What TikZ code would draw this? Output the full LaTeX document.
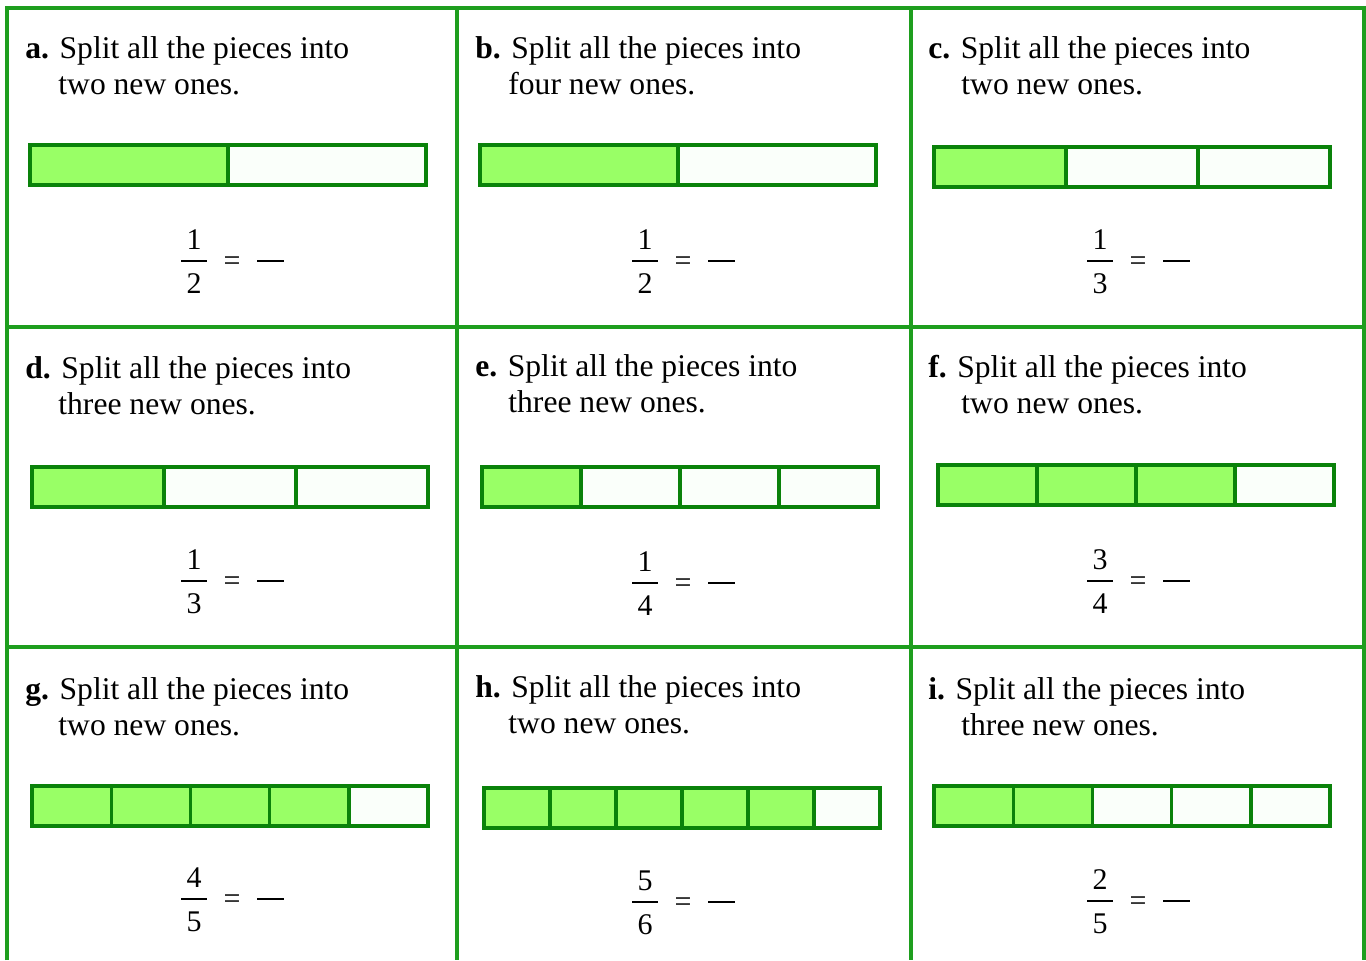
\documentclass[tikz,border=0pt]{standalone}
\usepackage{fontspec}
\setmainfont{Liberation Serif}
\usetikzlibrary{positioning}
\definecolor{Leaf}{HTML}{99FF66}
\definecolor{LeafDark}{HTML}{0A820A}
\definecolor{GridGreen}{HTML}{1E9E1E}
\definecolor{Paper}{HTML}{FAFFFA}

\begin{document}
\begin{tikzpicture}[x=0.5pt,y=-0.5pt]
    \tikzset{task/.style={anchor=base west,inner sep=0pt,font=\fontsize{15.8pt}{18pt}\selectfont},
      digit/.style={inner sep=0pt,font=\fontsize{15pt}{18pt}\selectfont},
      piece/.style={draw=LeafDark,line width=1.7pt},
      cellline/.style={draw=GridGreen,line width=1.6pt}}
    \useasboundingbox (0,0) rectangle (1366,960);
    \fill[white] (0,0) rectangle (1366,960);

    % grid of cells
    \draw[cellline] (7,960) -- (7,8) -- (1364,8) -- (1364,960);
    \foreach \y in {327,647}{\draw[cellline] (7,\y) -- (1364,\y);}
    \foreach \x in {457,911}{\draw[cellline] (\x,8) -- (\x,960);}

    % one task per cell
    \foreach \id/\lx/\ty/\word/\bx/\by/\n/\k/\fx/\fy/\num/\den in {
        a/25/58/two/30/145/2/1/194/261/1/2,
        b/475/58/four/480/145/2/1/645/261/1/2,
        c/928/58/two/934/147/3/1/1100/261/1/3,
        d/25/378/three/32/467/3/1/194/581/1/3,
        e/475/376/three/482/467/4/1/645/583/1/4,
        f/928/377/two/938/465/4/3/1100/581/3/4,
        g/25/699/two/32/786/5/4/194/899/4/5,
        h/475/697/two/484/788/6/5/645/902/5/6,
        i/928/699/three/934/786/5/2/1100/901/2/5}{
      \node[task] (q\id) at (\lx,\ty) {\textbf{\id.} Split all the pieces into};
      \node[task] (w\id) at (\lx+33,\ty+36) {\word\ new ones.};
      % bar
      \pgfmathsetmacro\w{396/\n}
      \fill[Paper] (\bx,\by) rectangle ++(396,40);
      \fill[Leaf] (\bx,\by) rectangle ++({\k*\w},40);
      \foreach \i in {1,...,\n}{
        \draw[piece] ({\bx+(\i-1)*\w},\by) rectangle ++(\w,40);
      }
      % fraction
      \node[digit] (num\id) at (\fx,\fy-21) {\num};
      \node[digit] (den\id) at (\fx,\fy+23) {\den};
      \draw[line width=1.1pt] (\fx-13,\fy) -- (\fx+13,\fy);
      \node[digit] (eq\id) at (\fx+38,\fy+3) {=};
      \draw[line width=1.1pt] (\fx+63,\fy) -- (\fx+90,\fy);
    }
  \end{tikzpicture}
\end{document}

------------------------------------------------------------

Gather from the data above every line with the string "draw".

The completed task:
What TikZ code would draw this? Output the full LaTeX document.
      piece/.style={draw=LeafDark,line width=1.7pt},
      cellline/.style={draw=GridGreen,line width=1.6pt}}
    \draw[cellline] (7,960) -- (7,8) -- (1364,8) -- (1364,960);
    \foreach \y in {327,647}{\draw[cellline] (7,\y) -- (1364,\y);}
    \foreach \x in {457,911}{\draw[cellline] (\x,8) -- (\x,960);}
        \draw[piece] ({\bx+(\i-1)*\w},\by) rectangle ++(\w,40);
      \draw[line width=1.1pt] (\fx-13,\fy) -- (\fx+13,\fy);
      \draw[line width=1.1pt] (\fx+63,\fy) -- (\fx+90,\fy);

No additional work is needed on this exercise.